Prompt
Write the data out again exactly, with no pictures.

═══ Data extract ═══

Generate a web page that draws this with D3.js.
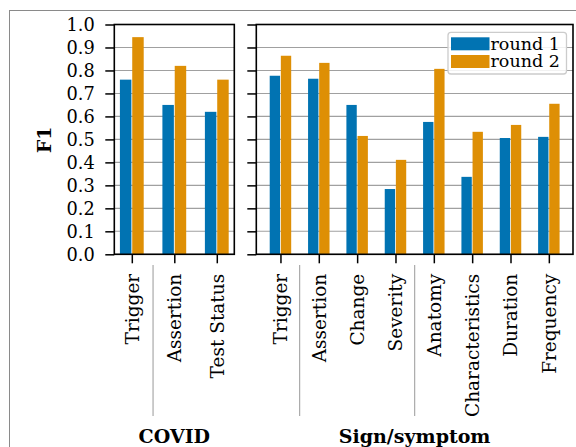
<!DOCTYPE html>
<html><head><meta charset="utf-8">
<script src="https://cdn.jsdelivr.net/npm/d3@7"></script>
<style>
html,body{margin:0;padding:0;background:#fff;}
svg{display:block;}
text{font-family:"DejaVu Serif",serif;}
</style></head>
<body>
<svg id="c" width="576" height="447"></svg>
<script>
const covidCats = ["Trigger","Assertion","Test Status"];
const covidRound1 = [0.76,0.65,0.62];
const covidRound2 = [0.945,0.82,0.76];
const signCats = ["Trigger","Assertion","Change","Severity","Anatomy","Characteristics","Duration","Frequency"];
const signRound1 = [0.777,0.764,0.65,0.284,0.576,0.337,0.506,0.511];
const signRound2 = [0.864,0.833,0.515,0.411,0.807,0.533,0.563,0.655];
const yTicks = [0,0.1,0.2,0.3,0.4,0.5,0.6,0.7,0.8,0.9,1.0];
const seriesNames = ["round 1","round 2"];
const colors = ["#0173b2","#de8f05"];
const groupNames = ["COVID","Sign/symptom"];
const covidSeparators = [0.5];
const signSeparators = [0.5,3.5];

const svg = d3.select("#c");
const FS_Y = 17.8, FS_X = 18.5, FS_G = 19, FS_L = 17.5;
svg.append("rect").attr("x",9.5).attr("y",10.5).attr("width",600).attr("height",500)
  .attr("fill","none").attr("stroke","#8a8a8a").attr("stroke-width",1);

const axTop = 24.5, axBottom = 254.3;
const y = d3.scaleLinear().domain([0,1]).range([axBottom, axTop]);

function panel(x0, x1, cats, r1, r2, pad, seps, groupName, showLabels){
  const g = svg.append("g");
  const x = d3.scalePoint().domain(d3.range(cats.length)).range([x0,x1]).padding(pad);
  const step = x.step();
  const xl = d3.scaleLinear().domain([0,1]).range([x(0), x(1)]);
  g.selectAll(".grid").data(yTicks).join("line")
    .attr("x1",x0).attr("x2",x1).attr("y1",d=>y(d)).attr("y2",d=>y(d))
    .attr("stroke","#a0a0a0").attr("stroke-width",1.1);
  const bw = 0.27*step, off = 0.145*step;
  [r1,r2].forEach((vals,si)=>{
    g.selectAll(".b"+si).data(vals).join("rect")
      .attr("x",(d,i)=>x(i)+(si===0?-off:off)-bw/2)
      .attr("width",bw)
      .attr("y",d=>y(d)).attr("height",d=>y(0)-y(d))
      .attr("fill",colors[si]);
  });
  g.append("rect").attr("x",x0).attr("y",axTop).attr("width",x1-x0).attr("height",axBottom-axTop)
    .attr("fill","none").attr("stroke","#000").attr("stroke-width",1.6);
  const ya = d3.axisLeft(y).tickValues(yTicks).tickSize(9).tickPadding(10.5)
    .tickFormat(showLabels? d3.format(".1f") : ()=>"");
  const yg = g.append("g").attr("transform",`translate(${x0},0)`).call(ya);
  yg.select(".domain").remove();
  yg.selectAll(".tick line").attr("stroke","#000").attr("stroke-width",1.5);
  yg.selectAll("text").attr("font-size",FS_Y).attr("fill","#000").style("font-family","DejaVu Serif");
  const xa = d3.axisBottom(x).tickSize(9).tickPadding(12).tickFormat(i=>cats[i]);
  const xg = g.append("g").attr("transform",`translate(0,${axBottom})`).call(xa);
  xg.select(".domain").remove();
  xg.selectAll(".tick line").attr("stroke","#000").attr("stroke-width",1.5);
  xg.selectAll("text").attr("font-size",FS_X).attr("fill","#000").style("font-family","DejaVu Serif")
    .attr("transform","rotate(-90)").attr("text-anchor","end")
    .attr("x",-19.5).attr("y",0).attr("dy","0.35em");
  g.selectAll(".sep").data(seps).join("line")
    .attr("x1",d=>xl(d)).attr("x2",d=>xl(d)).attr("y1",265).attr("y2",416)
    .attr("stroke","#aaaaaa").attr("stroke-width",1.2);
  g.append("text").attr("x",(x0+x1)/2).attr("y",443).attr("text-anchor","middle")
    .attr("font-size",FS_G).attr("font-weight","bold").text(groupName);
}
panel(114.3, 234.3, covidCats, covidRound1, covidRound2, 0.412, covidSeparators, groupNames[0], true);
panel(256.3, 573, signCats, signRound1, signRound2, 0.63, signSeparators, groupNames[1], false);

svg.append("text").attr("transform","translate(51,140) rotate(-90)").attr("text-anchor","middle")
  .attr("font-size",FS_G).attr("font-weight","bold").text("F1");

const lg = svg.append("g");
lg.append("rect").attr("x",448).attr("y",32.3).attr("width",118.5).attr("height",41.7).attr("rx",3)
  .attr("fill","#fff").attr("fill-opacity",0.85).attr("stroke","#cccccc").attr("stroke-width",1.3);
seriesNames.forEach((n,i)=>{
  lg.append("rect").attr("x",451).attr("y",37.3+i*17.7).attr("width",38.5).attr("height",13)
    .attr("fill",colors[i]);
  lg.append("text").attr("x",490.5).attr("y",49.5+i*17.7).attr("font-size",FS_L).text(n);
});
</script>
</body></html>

═══

Correct response
Generate a web page that draws this with D3.js.
<!DOCTYPE html>
<html><head><meta charset="utf-8">
<script src="https://cdn.jsdelivr.net/npm/d3@7"></script>
<style>
html,body{margin:0;padding:0;background:#fff;}
svg{display:block;}
text{font-family:"DejaVu Serif",serif;}
</style></head>
<body>
<svg id="c" width="576" height="447"></svg>
<script>
const covidCats = ["Trigger","Assertion","Test Status"];
const covidRound1 = [0.76,0.65,0.62];
const covidRound2 = [0.945,0.82,0.76];
const signCats = ["Trigger","Assertion","Change","Severity","Anatomy","Characteristics","Duration","Frequency"];
const signRound1 = [0.777,0.764,0.65,0.284,0.576,0.337,0.506,0.511];
const signRound2 = [0.864,0.833,0.515,0.411,0.807,0.533,0.563,0.655];
const yTicks = [0,0.1,0.2,0.3,0.4,0.5,0.6,0.7,0.8,0.9,1.0];
const seriesNames = ["round 1","round 2"];
const colors = ["#0173b2","#de8f05"];
const groupNames = ["COVID","Sign/symptom"];
const covidSeparators = [0.5];
const signSeparators = [0.5,3.5];

const svg = d3.select("#c");
const FS_Y = 17.8, FS_X = 18.5, FS_G = 19, FS_L = 17.5;
svg.append("rect").attr("x",9.5).attr("y",10.5).attr("width",600).attr("height",500)
  .attr("fill","none").attr("stroke","#8a8a8a").attr("stroke-width",1);

const axTop = 24.5, axBottom = 254.3;
const y = d3.scaleLinear().domain([0,1]).range([axBottom, axTop]);

function panel(x0, x1, cats, r1, r2, pad, seps, groupName, showLabels){
  const g = svg.append("g");
  const x = d3.scalePoint().domain(d3.range(cats.length)).range([x0,x1]).padding(pad);
  const step = x.step();
  const xl = d3.scaleLinear().domain([0,1]).range([x(0), x(1)]);
  g.selectAll(".grid").data(yTicks).join("line")
    .attr("x1",x0).attr("x2",x1).attr("y1",d=>y(d)).attr("y2",d=>y(d))
    .attr("stroke","#a0a0a0").attr("stroke-width",1.1);
  const bw = 0.27*step, off = 0.145*step;
  [r1,r2].forEach((vals,si)=>{
    g.selectAll(".b"+si).data(vals).join("rect")
      .attr("x",(d,i)=>x(i)+(si===0?-off:off)-bw/2)
      .attr("width",bw)
      .attr("y",d=>y(d)).attr("height",d=>y(0)-y(d))
      .attr("fill",colors[si]);
  });
  g.append("rect").attr("x",x0).attr("y",axTop).attr("width",x1-x0).attr("height",axBottom-axTop)
    .attr("fill","none").attr("stroke","#000").attr("stroke-width",1.6);
  const ya = d3.axisLeft(y).tickValues(yTicks).tickSize(9).tickPadding(10.5)
    .tickFormat(showLabels? d3.format(".1f") : ()=>"");
  const yg = g.append("g").attr("transform",`translate(${x0},0)`).call(ya);
  yg.select(".domain").remove();
  yg.selectAll(".tick line").attr("stroke","#000").attr("stroke-width",1.5);
  yg.selectAll("text").attr("font-size",FS_Y).attr("fill","#000").style("font-family","DejaVu Serif");
  const xa = d3.axisBottom(x).tickSize(9).tickPadding(12).tickFormat(i=>cats[i]);
  const xg = g.append("g").attr("transform",`translate(0,${axBottom})`).call(xa);
  xg.select(".domain").remove();
  xg.selectAll(".tick line").attr("stroke","#000").attr("stroke-width",1.5);
  xg.selectAll("text").attr("font-size",FS_X).attr("fill","#000").style("font-family","DejaVu Serif")
    .attr("transform","rotate(-90)").attr("text-anchor","end")
    .attr("x",-19.5).attr("y",0).attr("dy","0.35em");
  g.selectAll(".sep").data(seps).join("line")
    .attr("x1",d=>xl(d)).attr("x2",d=>xl(d)).attr("y1",265).attr("y2",416)
    .attr("stroke","#aaaaaa").attr("stroke-width",1.2);
  g.append("text").attr("x",(x0+x1)/2).attr("y",443).attr("text-anchor","middle")
    .attr("font-size",FS_G).attr("font-weight","bold").text(groupName);
}
panel(114.3, 234.3, covidCats, covidRound1, covidRound2, 0.412, covidSeparators, groupNames[0], true);
panel(256.3, 573, signCats, signRound1, signRound2, 0.63, signSeparators, groupNames[1], false);

svg.append("text").attr("transform","translate(51,140) rotate(-90)").attr("text-anchor","middle")
  .attr("font-size",FS_G).attr("font-weight","bold").text("F1");

const lg = svg.append("g");
lg.append("rect").attr("x",448).attr("y",32.3).attr("width",118.5).attr("height",41.7).attr("rx",3)
  .attr("fill","#fff").attr("fill-opacity",0.85).attr("stroke","#cccccc").attr("stroke-width",1.3);
seriesNames.forEach((n,i)=>{
  lg.append("rect").attr("x",451).attr("y",37.3+i*17.7).attr("width",38.5).attr("height",13)
    .attr("fill",colors[i]);
  lg.append("text").attr("x",490.5).attr("y",49.5+i*17.7).attr("font-size",FS_L).text(n);
});
</script>
</body></html>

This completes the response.